# Multi-Variable Linear Regression

If you're embarking on a project that requires predicting outcomes based on several input variables, **multi-variable linear regression** is an important technique. This approach builds upon simple linear regression, which predicts a dependent variable using a single independent variable, by incorporating multiple independent variables.

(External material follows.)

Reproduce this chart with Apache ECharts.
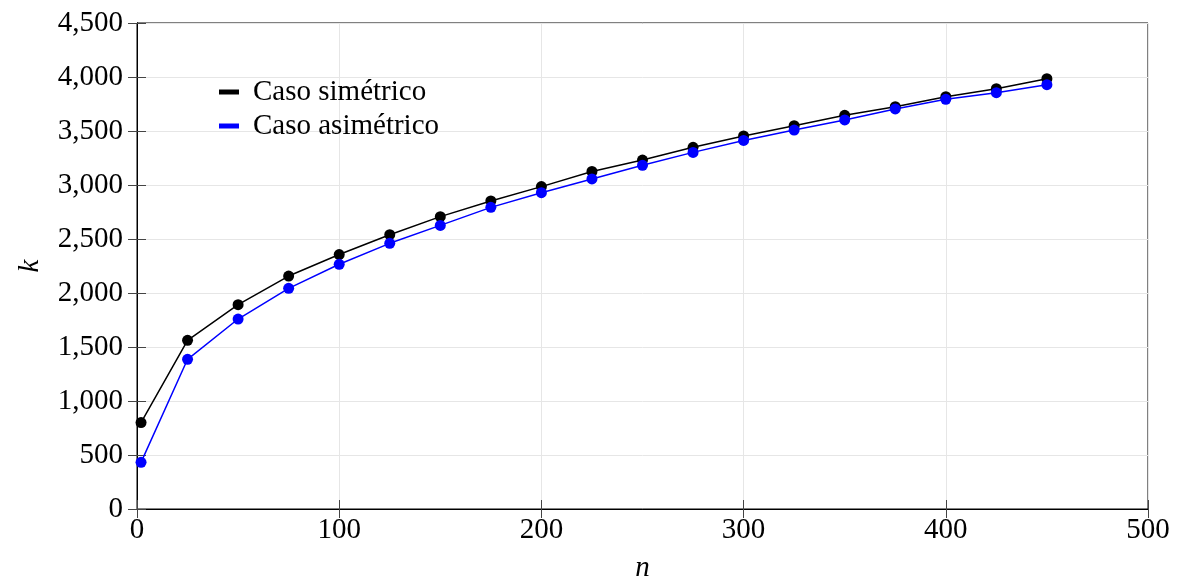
<!DOCTYPE html>
<html>
<head>
<meta charset="utf-8">
<script src="https://cdn.jsdelivr.net/npm/echarts@6/dist/echarts.min.js"></script>
<style>
html,body{margin:0;padding:0;background:#fff;overflow:hidden;}
#c{width:1184px;height:581px;}
</style>
</head>
<body>
<div id="c"></div>
<script>
const nValues = [2, 25, 50, 75, 100, 125, 150, 175, 200, 225, 250, 275, 300, 325, 350, 375, 400, 425, 450];
const kSimetrico = [800, 1562, 1892, 2157, 2356, 2540, 2707, 2852, 2985, 3125, 3231, 3349, 3454, 3549, 3645, 3725, 3818, 3892, 3984];
const kAsimetrico = [432, 1386, 1759, 2043, 2266, 2460, 2626, 2793, 2929, 3056, 3182, 3302, 3413, 3509, 3602, 3704, 3793, 3855, 3929];
const seriesNames = ['Caso simétrico', 'Caso asimétrico'];
const xLabelName = 'n';
const yLabelName = 'k';

const FONT = '"Liberation Serif", "DejaVu Serif", serif';
const chart = echarts.init(document.getElementById('c'), null, {renderer: 'canvas'});

function pair(xs, ys) { return xs.map((x, i) => [x, ys[i]]); }
function fmt(v) { return v.toString().replace(/\B(?=(\d{3})+(?!\d))/g, ','); }

const tickStyle = {show: true, inside: true, length: 9, lineStyle: {color: '#444', width: 1}};

chart.setOption({
  animation: false,
  backgroundColor: '#fff',
  grid: {left: 137, right: 36, top: 23, bottom: 72, show: true, borderColor: '#000', borderWidth: 1, containLabel: false, outerBoundsMode: 'none'},
  legend: {
    show: true,
    orient: 'vertical',
    left: 214,
    top: 72,
    itemWidth: 20,
    itemHeight: 5,
    itemGap: 4,
    icon: 'rect',
    textStyle: {fontFamily: FONT, fontSize: 29, color: '#000', lineHeight: 30, padding: [0, 0, 0, 9]},
    data: seriesNames
  },
  xAxis: [{
    type: 'value', min: 0, max: 500, interval: 100,
    name: xLabelName, nameLocation: 'middle', nameGap: 45,
    nameTextStyle: {fontFamily: FONT, fontSize: 29, fontStyle: 'italic', color: '#000'},
    axisLine: {show: true, lineStyle: {color: '#000', width: 1}},
    axisTick: tickStyle,
    axisLabel: {fontFamily: FONT, fontSize: 29, color: '#000', margin: 7},
    splitLine: {show: true, lineStyle: {color: '#e6e6e6', width: 1}}
  }, {
    type: 'value', min: 0, max: 500, interval: 100, position: 'top',
    axisLine: {show: true, lineStyle: {color: '#000', width: 1}},
    axisTick: tickStyle, axisLabel: {show: false}, splitLine: {show: false}
  }],
  yAxis: [{
    type: 'value', min: 0, max: 4500, interval: 500,
    name: yLabelName, nameLocation: 'middle', nameGap: 92, nameRotate: 90,
    nameTextStyle: {fontFamily: FONT, fontSize: 29, fontStyle: 'italic', color: '#000'},
    axisLine: {show: true, lineStyle: {color: '#000', width: 1}},
    axisTick: tickStyle,
    axisLabel: {fontFamily: FONT, fontSize: 29, color: '#000', margin: 14, formatter: fmt},
    splitLine: {show: true, lineStyle: {color: '#e6e6e6', width: 1}}
  }, {
    type: 'value', min: 0, max: 4500, interval: 500, position: 'right',
    axisLine: {show: true, lineStyle: {color: '#000', width: 1}},
    axisTick: tickStyle, axisLabel: {show: false}, splitLine: {show: false}
  }],
  series: [{
    name: seriesNames[0], type: 'line', data: pair(nValues, kSimetrico),
    symbol: 'circle', symbolSize: 11, showSymbol: true,
    itemStyle: {color: '#000'}, lineStyle: {color: '#000', width: 1.5}
  }, {
    name: seriesNames[1], type: 'line', data: pair(nValues, kAsimetrico),
    symbol: 'circle', symbolSize: 11, showSymbol: true,
    itemStyle: {color: '#0000ff'}, lineStyle: {color: '#0000ff', width: 1.5}
  }]
});
</script>
</body>
</html>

## Introduction to Multi-Variable Linear Regression

**Multi-variable linear regression**, also known as **multiple linear regression** or **multivariate linear regression**, is a statistical method used to model the relationship between a dependent variable and two or more independent variables. The goal is to predict the dependent variable's value based on the independent variables.

## How It Works

The formula for a multi-variable linear regression with `n` independent variables is:

y = b0 + b1x1 + b2x2 + ... + bnxn + ε

- `y` is the predicted value of the dependent variable.
- `x1, x2, ..., xn` are the independent variables.
- `b0` is the y-intercept or the prediction when all x's are zero.
- `b1, b2, ..., bn` are the coefficients, representing the influence of each independent variable on the prediction.
- `ε` represents the error term, which is the part of `y` that isn't explained by the x variables.

## The Mathematics Behind It

To determine the optimal coefficients (`b0, b1, ..., bn`) that minimize prediction errors, we use a cost function, typically the **Mean Squared Error (MSE)**. The MSE calculates the average squared difference between the actual and predicted values.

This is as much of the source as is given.